I found a number of small issues with the station during the contest. Most of all, my new remote Beverage switch, utilizing the LM3914, worked very poorly. Specifically, it introduced noise into the feed line, which reduced the effectiveness of the receive antennas. Additionally, the noise floor on my NW and W Beverages was much higher than earlier this year – by 5 or 6 S-units. The European Beverages used to be my quietest antenna, but for the contest it was the noisiest.

I replaced my LM3914 “experiment” with a new design, using +12V, -12V, and 12VAC to switch between four antenna positions. Design is similar to the RCS-4. It works fantastic and all the noise generated by the 3914 IC is gone. I also found and corrected the source of the noise on my NW and W Beverages – a bad connection in the RG-6 cable that feeds these antennas. The bad connection allowed the antennas to function, but high resistance allowed ingress of common mode noise from the shield. Once fixed, my European Beverage is now as quiet as it has been in the past.

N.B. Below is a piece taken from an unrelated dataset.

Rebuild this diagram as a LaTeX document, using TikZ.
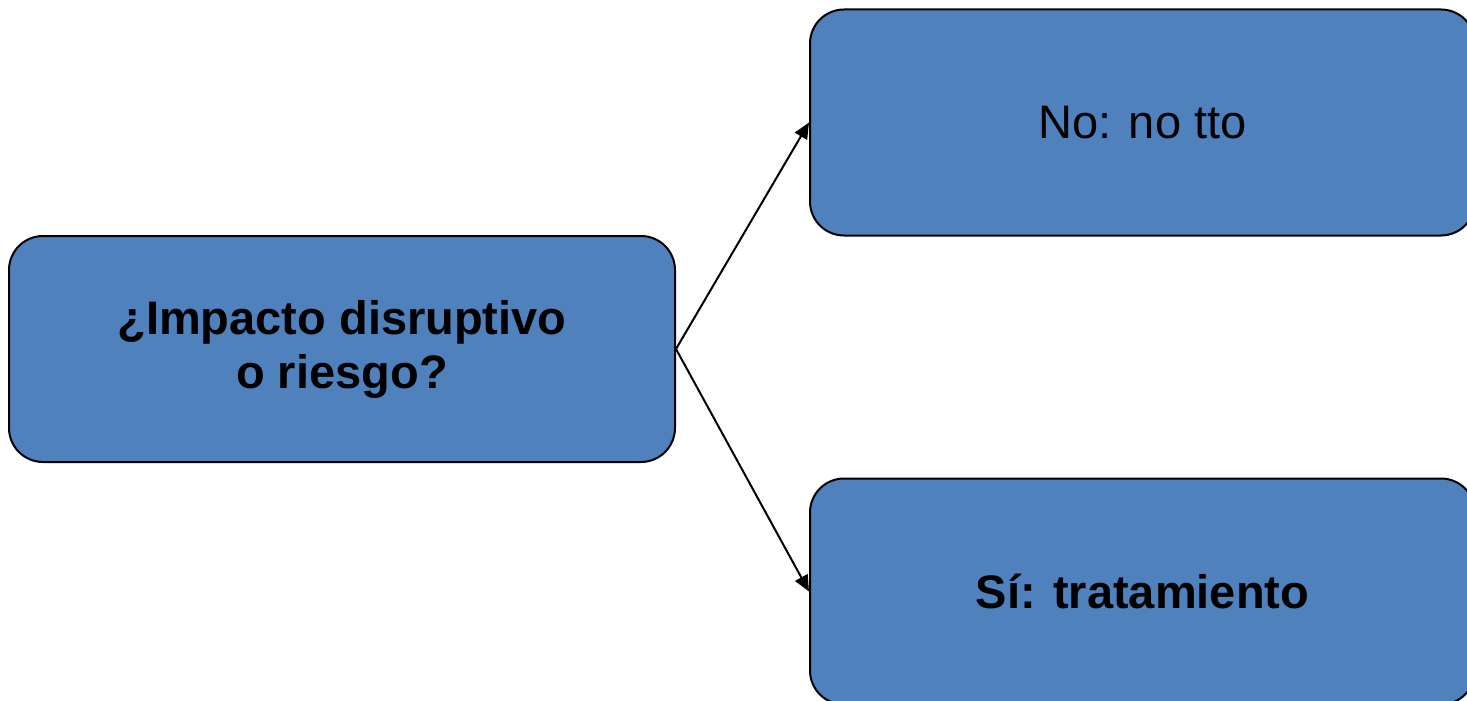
\documentclass[tikz,border=0pt]{standalone}
\usepackage{fontspec}
\setmainfont{Liberation Sans}
\usetikzlibrary{arrows.meta}
\definecolor{boxblue}{HTML}{4F81BD}
\tikzset{
  box/.style={draw=black, line width=1pt, fill=boxblue, rounded corners=17pt,
    minimum width=#1, minimum height=113pt, inner sep=0pt, align=center,
    font=\fontsize{23.5pt}{27pt}\selectfont},
  box/.default=333pt,
  conn/.style={line width=1pt, -{Triangle[length=8pt,width=7pt]}}
}
\begin{document}
\begin{tikzpicture}
\useasboundingbox (0,0) rectangle (733.5pt,-350.5pt);
\clip (0,0) rectangle (733.5pt,-350.5pt);
\node[box=333pt] (L) at (171pt,-174.5pt) {\textbf{¿Impacto disruptivo}\\ \textbf{o riesgo?}};
\node[box=332.5pt] (T) at (571.25pt,-61.25pt) {No: no tto};
\node[box=332.5pt] (B) at (571.25pt,-295.75pt) {\textbf{Sí: tratamiento}};
\draw[conn] (L.east) -- (T.west);
\draw[conn] (L.east) -- (B.west);
\end{tikzpicture}
\end{document}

Last week I had just finished working PT0S on 40m CW (seconds after sending 5NN) when I heard a loud BOOM of thunder and a loud snap in the shack. I had taken a very close lightning strike. I was completely unaware that a storm had moved in, and lightning is rare on Guam. Turns out I was lucky. So far, the only apparent damage is to one antenna port in my 6X2 antenna switch and the house telephone. I am able to bypass this antenna port – and should be ready for next weekend.

I have a few more things to wrap up this week also before the contest. It’s been busy to find time, because of my work responsibilities as Port Engineer. I have a ship that just entered an availability, so my work load will be greatly increased until the project is complete next February. Here are some photos of the haul out of USCGC ASSATEAGUE, a 110ft Island Class patrol boat based here on Guam.

Looking down at the ship from a camera mounted to the main crane hook about 150ft high.
Divers check out the position of the lifting cradle under the ship
ASSATEAGUE is in mid-air as the floating cranes are shifted around to the pier where the ship will sit until work is complete.